Israel-Krieg: Gazastreifen für Jahrzehnte kontaminiert
Durch die vielen Raketen im Israel-Krieg warnen Experten vor Blindgängern. Diese können den Gazastreifen für Jahre kontaminieren.
Das Wichtigste in Kürze
- Experten warnen vor den Blindgängern im Gazastreifen.
- Diese können jahrelang unentdeckt bleiben und eine Gefahr sein.
- Doch auch für Israel besteht eine Gefahr wegen nicht detonierter Munition im Gazastreifen.
Grosse Teile des Gazastreifens liegen wegen der Angriffe Israels in Schutt und Asche. Satellitenbilder zeigen, dass rund ein Drittel aller Gebäude zerstört worden sind. Die Rückkehr und der Wiederaufbau des ärmlichen Gazastreifens dürften lange und schwierig werden. Einen Anteil daran haben auch Blindgänger.

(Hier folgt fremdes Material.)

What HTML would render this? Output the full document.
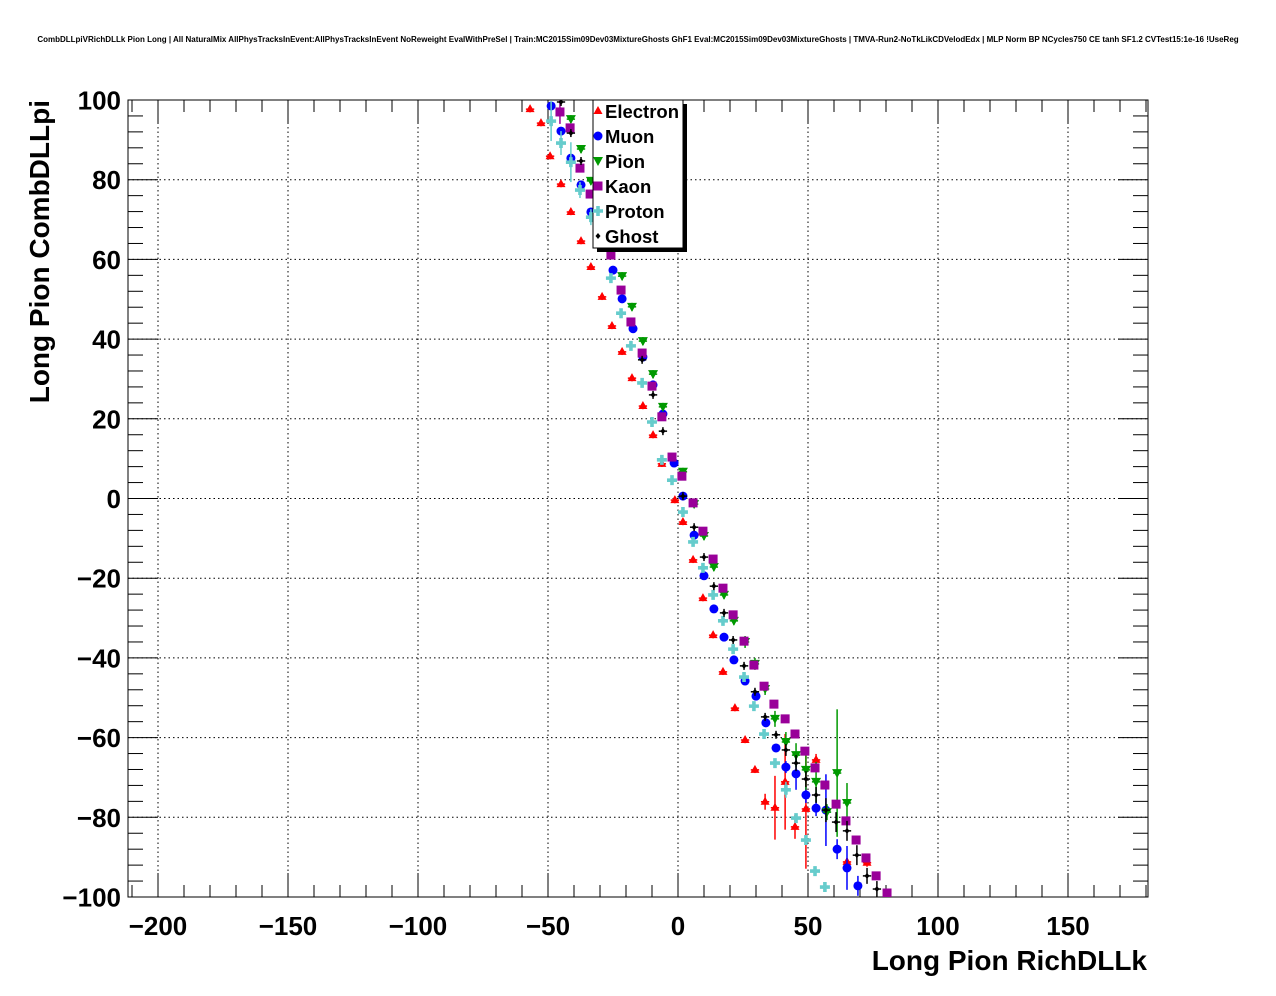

Je nach Dauer des Israel-Kriegs rede man von potenziell Hunderttausenden abgeworfenen Sprengkörpern. Dies sagt Waffenexperte Marc Garlasco gegenüber «Spiegel». Gemäss einer Faustregel würden rund 10 Prozent davon nicht explodieren und als Blindgänger zurückbleiben. «Das bedeutet ein erhebliches Mass an Kontamination auf sehr kleiner Fläche.»

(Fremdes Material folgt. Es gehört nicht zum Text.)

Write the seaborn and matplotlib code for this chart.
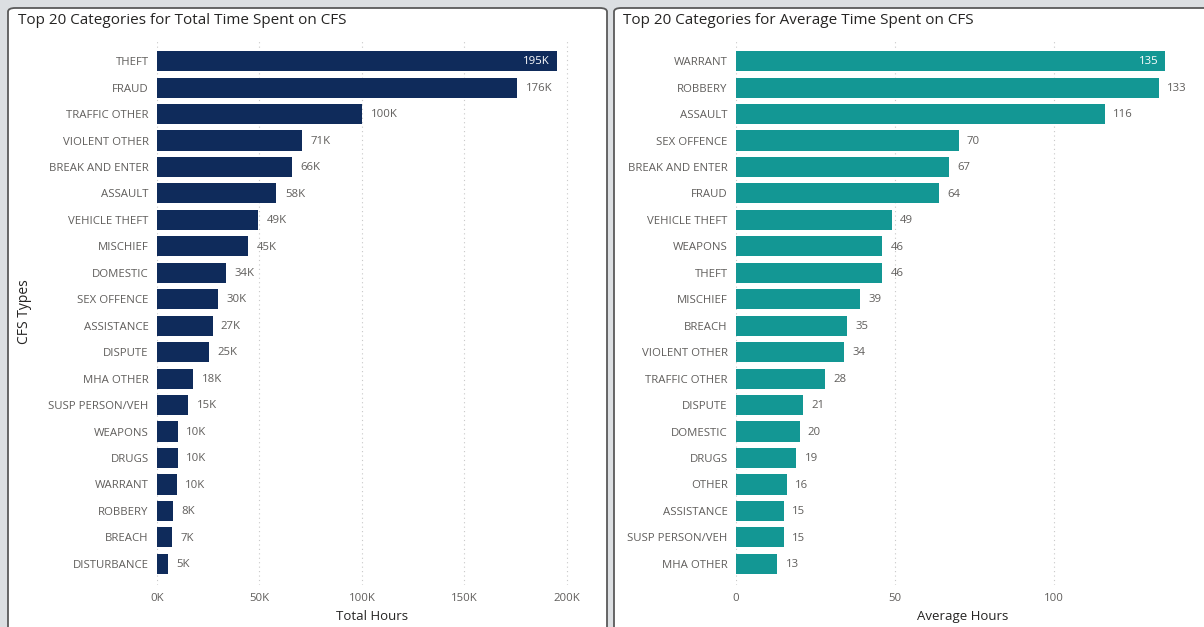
import matplotlib
matplotlib.use("Agg")
import matplotlib.pyplot as plt
import seaborn as sns
import pandas as pd
from matplotlib.patches import FancyBboxPatch
from matplotlib.ticker import FuncFormatter

sns.set_theme(style="white")
plt.rcParams['font.family'] = ['Open Sans', 'DejaVu Sans']

# --- data (hours) ---
total_types = ["THEFT", "FRAUD", "TRAFFIC OTHER", "VIOLENT OTHER", "BREAK AND ENTER",
               "ASSAULT", "VEHICLE THEFT", "MISCHIEF", "DOMESTIC", "SEX OFFENCE",
               "ASSISTANCE", "DISPUTE", "MHA OTHER", "SUSP PERSON/VEH", "WEAPONS",
               "DRUGS", "WARRANT", "ROBBERY", "BREACH", "DISTURBANCE"]
total_hours = [195200, 175800, 100100, 70800, 65900, 58300, 49400, 44600, 33900, 29800,
               27100, 25200, 17800, 15200, 10300, 10100, 9700, 7900, 7200, 5300]

avg_types = ["WARRANT", "ROBBERY", "ASSAULT", "SEX OFFENCE", "BREAK AND ENTER", "FRAUD",
             "VEHICLE THEFT", "WEAPONS", "THEFT", "MISCHIEF", "BREACH", "VIOLENT OTHER",
             "TRAFFIC OTHER", "DISPUTE", "DOMESTIC", "DRUGS", "OTHER", "ASSISTANCE",
             "SUSP PERSON/VEH", "MHA OTHER"]
avg_hours = [135, 133, 116, 70, 67, 64, 49, 46, 46, 39, 35, 34, 28, 21, 20, 19, 16, 15, 15, 13]

df_total = pd.DataFrame({"type": total_types, "hours": total_hours})
df_avg = pd.DataFrame({"type": avg_types, "hours": avg_hours})

NAVY = "#0f2b5b"
TEAL = "#139794"
TICK = "#605e5c"
DARK = "#252423"

fig = plt.figure(figsize=(12.04, 6.27), dpi=100)
fig.patch.set_facecolor("#dcdfe2")

W, H = 1204, 627
def px(x0, y0, x1, y1):
    return [x0 / W, 1 - y1 / H, (x1 - x0) / W, (y1 - y0) / H]

# panel backgrounds
for x0, x1 in [(8, 607), (614, 1212)]:
    fig.patches.append(FancyBboxPatch((x0 / W, -0.05), (x1 - x0) / W, 1 - 8 / H + 0.05,
                                      boxstyle="round,pad=0,rounding_size=0.006",
                                      transform=fig.transFigure, facecolor="white",
                                      edgecolor="#5a5a5a", linewidth=1.3, zorder=-5))

ax1 = fig.add_axes(px(157, 40, 587, 585))
ax2 = fig.add_axes(px(736, 40, 1190, 585))

def draw(ax, df, color, xmax, ticks, fmt, label_fmt, xlabel):
    sns.barplot(data=df, x="hours", y="type", color=color, width=0.76,
                saturation=1, linewidth=0, ax=ax, zorder=2)
    ax.set_xlim(0, xmax)
    ax.set_ylim(len(df) - 1 + 0.8, -0.8)
    ax.set_xticks(ticks)
    ax.xaxis.set_major_formatter(FuncFormatter(fmt))
    ax.grid(axis="x", color="#c8c8c8", linestyle=(0, (1, 3)), linewidth=0.8, zorder=0)
    ax.grid(axis="y", visible=False)
    for s in ax.spines.values():
        s.set_visible(False)
    ax.tick_params(axis="x", length=0, pad=5.5, labelsize=8.2, labelcolor=TICK)
    ax.tick_params(axis="y", length=0, pad=6, labelsize=8.2, labelcolor=TICK)
    ax.set_xlabel(xlabel, fontsize=9.5, color=DARK, labelpad=4.5)
    ax.set_ylabel("")
    ax.patch.set_alpha(0)
    top = max(df["hours"])
    for i, v in enumerate(df["hours"]):
        if v == top:
            ax.annotate(label_fmt(v), (v, i), xytext=(-5, -0.5), textcoords="offset points",
                        ha="right", va="center", color="white", fontsize=8.2)
        else:
            ax.annotate(label_fmt(v), (v, i), xytext=(6, -0.5), textcoords="offset points",
                        ha="left", va="center", color=TICK, fontsize=8.2)

draw(ax1, df_total, NAVY, 209800, [0, 50000, 100000, 150000, 200000],
     lambda v, p: f"{v / 1000:.0f}K", lambda v: f"{v / 1000:.0f}K", "Total Hours")
draw(ax2, df_avg, TEAL, 142.8, [0, 50, 100],
     lambda v, p: f"{v:.0f}", lambda v: f"{v:.0f}", "Average Hours")

fig.text(25 / W, 1 - 312 / H, "CFS Types", rotation=90, ha="center", va="center",
         fontsize=10, color=DARK)
fig.text(18 / W, 1 - 21 / H, "Top 20 Categories for Total Time Spent on CFS",
         ha="left", va="center", fontsize=11, color=DARK)
fig.text(623 / W, 1 - 21 / H, "Top 20 Categories for Average Time Spent on CFS",
         ha="left", va="center", fontsize=11, color=DARK)

fig.savefig("out.png", dpi=100)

Zum Vergleich: Über Nordrhein-Westfalen, einer rund zehnmal grösseren Fläche, gingen im Zweiten Weltkrieg teils 1000 Bomben pro Tag nieder. Auch 2022, 77 Jahre nach Kriegsende, wurden noch 1443 Blindgänger entschärft.
Im Gazastreifen kommt erschwerend dazu, dass die Bomben und Raketen in den sandigen Boden eindringen könnten. Dadurch würde die Bergung erschwert.
Tel Aviv verwendet die 900 Kilogramm schwere Mk84 aus US-Produktion als Standardbombe im Israel-Krieg. Ein weiteres oft eingesetztes Geschoss ist das bunkerbrechende BLU-109. Beide graben sich tief im Sand ein. Garlasco warnt deswegen: «Man weiss nie, ob sie da sind, bis sie Jahre später explodieren.»
Greg Crowther von der britischen Mines Advisory Group warnt auch vor Blindgängern aus den Kämpfen am Boden. Diese seien zwar leichter zu finden und weniger explosiv. Dafür hätten sie eine höhere Blindgängerquote als Fliegerbomben.
Hunderttausende Palästinenser sind im Israel-Krieg in den Süden geflüchtet, wo nun ebenfalls gekämpft wird. Crowther hält es für unwahrscheinlich, dass alle Blindgänger vor der Rückkehr gefunden würden. Einerseits werde es zu viel nicht detonierte Sprengsätze geben, andererseits würden die Menschen schnellstmöglich zurückkehren wollen.
Israel-Krieg: Kann die Hamas die Blindgänger nutzen?
Immerhin hält es Marc Garlasco für unwahrscheinlich, dass Blindgänger von Menschen versehentlich zur Explosion gebracht werden. Es sei viel Zeit damit verbracht worden, «insensitive Munition» zu entwickeln, um Kollateralschäden zu verhindern. Die Sprengsätze können nur mit Zündern ausgelöst werden. Die Gefahr für Zivilisten ist also gering.
Gross ist sie aber für Israel. Denn, wie Garlasco erklärt, könnte die Hamas die Blindgänger einsammeln und damit Sprengstoff herstellen. In der Vergangenheit habe die Terrororganisation dies bereits mehrmals getan.